You can never have 100% certain knowledge about another human being. Some things you have to accept on face value. Your "scale of trust" is just a paraphrase for faith. Unless you're willing to accept some things on faith, there will never be a relationship.
You and your relationships have stagnated.
So is suspicion the force that keeps relationships alive and growing?
If you have suspicion towards someone, that is not the sign of a healthy relationship, clearly.
Faith is useless as it does not provide anything, only confidence without evidence. Instead of faith in a person, it is preferable to have confidence in someone based on past experience. That doesn't mean you go round doubting their every action - or at least, it is more that you try to have an ever-increasing confidence in a person after doubts have been satisfactorily addressed.

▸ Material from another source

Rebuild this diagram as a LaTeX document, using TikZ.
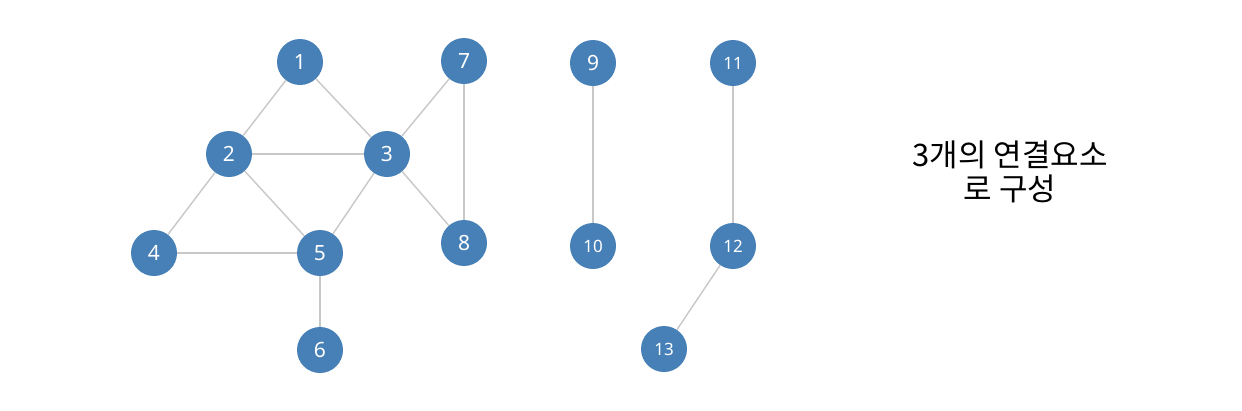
\documentclass[tikz,border=0pt]{standalone}
\usepackage{fontspec}
\setmainfont{Noto Sans}
\newfontfamily\krfont{Noto Sans CJK KR}
\definecolor{nodeblue}{RGB}{70,128,183}
\definecolor{edgegray}{RGB}{200,200,200}
\begin{document}
\begin{tikzpicture}[x=1pt,y=-1pt,
  vtx/.style={circle,fill=nodeblue,minimum size=46pt,inner sep=0pt,text=white,font=\fontsize{21}{21}\selectfont},
  vtxs/.style={vtx,font=\fontsize{17}{17}\selectfont},
  edge/.style={draw=edgegray,line width=1.4pt}]
\useasboundingbox[fill=white] (0,0) rectangle (1242,410);
\node[vtx] (n1) at (300,62) {1};
\node[vtx] (n2) at (229,154) {2};
\node[vtx] (n3) at (387,154) {3};
\node[vtx] (n4) at (154,253) {4};
\node[vtx] (n5) at (320,253) {5};
\node[vtx] (n6) at (320,350) {6};
\node[vtx] (n7) at (464,61) {7};
\node[vtx] (n8) at (464,243) {8};
\node[vtx] (n9) at (593,63) {9};
\node[vtxs] (n10) at (593,246) {10};
\node[vtxs] (n11) at (733,63) {11};
\node[vtxs] (n12) at (733,246) {12};
\node[vtxs] (n13) at (664,349) {13};
\draw[edge] (n1) -- (n2);
\draw[edge] (n1) -- (n3);
\draw[edge] (n2) -- (n3);
\draw[edge] (n2) -- (n4);
\draw[edge] (n2) -- (n5);
\draw[edge] (n3) -- (n5);
\draw[edge] (n4) -- (n5);
\draw[edge] (n5) -- (n6);
\draw[edge] (n3) -- (n7);
\draw[edge] (n3) -- (n8);
\draw[edge] (n7) -- (n8);
\draw[edge] (n9) -- (n10);
\draw[edge] (n11) -- (n12);
\draw[edge] (n12) -- (n13);
\node[align=center,font=\krfont\fontsize{31}{34}\selectfont,text=black] (lbl) at (1010,172) {3개의 연결요소\\로 구성};
\end{tikzpicture}
\end{document}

A "scale of trust" should ideally be similar to the level of confidence that scientists have that a hypothesis is true - i.e. it should be proportionate with reality.
@Algebe
NO! That is the whole point! Take nothing on faith. Everyone and everything is on a sliding scale. You may trust people to behave this way or that and when they don't you adjust your scale of trust. THERE IS NO FAITH IN RELATIONSHIPS. To have faith is to be blind to the world around you. "FAITH" is the very thing that kills relationships.
With "FAITH" you do not have a relationship with a human being. You have a relationship with an idea. You have stopped thinking and stopped growing. You and your relationships have stagnated. You are pretending that you know all the answers just like the ill-informed religious sects that have faith in their preachers and their gods., "FAITH" is not a path to truth. There is nothing in this world I can not convince myself of based on "FAITH." "FAITH" is by definition, an "ILLUSION." It causes you not to look at the world around you. It is lazy and it will lead you nowhere.